Learning this valuable lesson from their Cuban comrades, the Soviets played a similar trick in the ‘70s and ‘80s, when hundreds of thousands were magnanimously allowed to leave the communist paradise for the capitalist hell.

Among those hundreds of thousands were thousands of bandits, thieves and rapists, many of whom actually hadn’t wanted to leave. However, the Soviets outlined the available alternative so vividly that the criminals’ original reluctance vanished. Off to America they went, where the overworked Immigration Service allowed many of them to slip through their fingers.

The US was thus blessed with the arrivals of two mafias, first Cuban (mainly in Florida), later Russian (mainly in New York). It pains a life-long liberal like me to admit this, but something similar is happening in the UK.

While the supposedly invaluable contribution EU migrants can make to our culture remains a thing of the future, their contribution to the crime rate is very much a fact of present life. EU immigrants, most of them from Eastern Europe, are convicted of 700 crimes every week, this on top of the thousands of crimes that go unpunished and often uninvestigated.

One would think that vetting potential new residents would go a long way towards reducing these numbers. Moreover, such vetting isn’t only the right but indeed the duty of any sovereign state.

There’s the rub: Brexit or no Brexit, the governing elite of both the EU and, as increasingly becomes evident, the UK don’t really want Britain to regain her sovereignty, including control of her borders. We’re denied the rights routinely claimed not only by other countries but also by bars and retail establishments.

The effrontery of those spivs is most refreshing. For example, Belgian prime minister Guy Verhofstadt says: “The European Parliament will remain vigilant regarding citizens’ rights and will continue to push for full rights for EU citizens in the UK.”

The European Parliament can push for anything it wants within its own jurisdiction. That won’t include post-Brexit Britain, or for that matter any other sovereign country. With such countries the EU can’t push – it can only make polite requests, which are up to the countries’ discretion to grant or not.

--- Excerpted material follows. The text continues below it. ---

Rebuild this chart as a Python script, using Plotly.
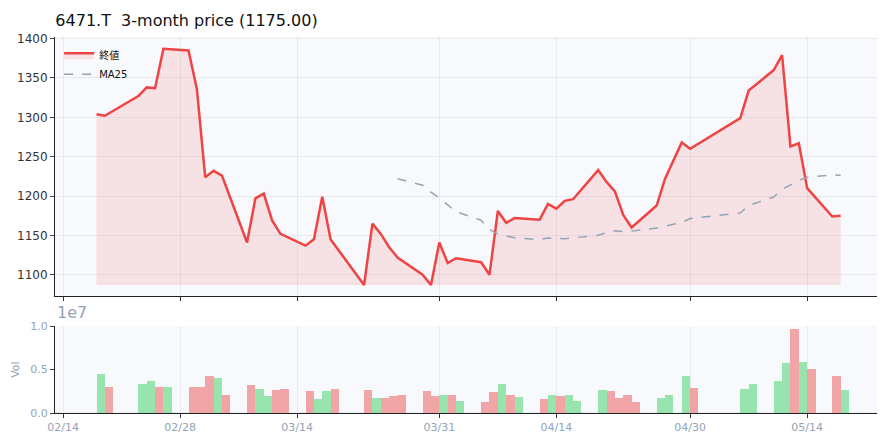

“It is a core mission of the European project to protect, not to diminish, the fundamental rights of all citizens,” continued that misguided Guy.

Could have fooled me. The core mission of the European project is to create a single, unaccountable European state with an unlimited mandate to bully its constituent members. The rights of citizens are routinely trampled underfoot, especially when said citizens vote the way guys like Verhofstadt decry.

That happened in France, Portugal, Ireland and everywhere else where signs of national dissent were discerned. Now guys like Verhofstadt conspire with our own spivs to perpetrate the same debacle on Britain, by overturning or at least neutering the Brexit referendum.

For telling Britain that she can’t decide whom to admit is tantamount to saying that, Brexit or no Brexit, Britain will never become a sovereign nation again.

If we can’t even refuse the honour of acting as dumping ground for the EU’s human refuse, it’s not immediately clear why we voted to get out in the first place. That, as far as guys like Verhofstadt are concerned, is the whole point.

1 thought on “Management reserves the right to deny access”

  1. “The US was thus blessed with the arrivals of two mafias, first Cuban (mainly in Florida), later Russian (mainly in New York). It pains a life-long liberal like me to admit this, but something similar is happening in the UK.”

    Foremost beware the Chechen Boys. Absolutely ruthless. Pimps and drug smugglers and killers.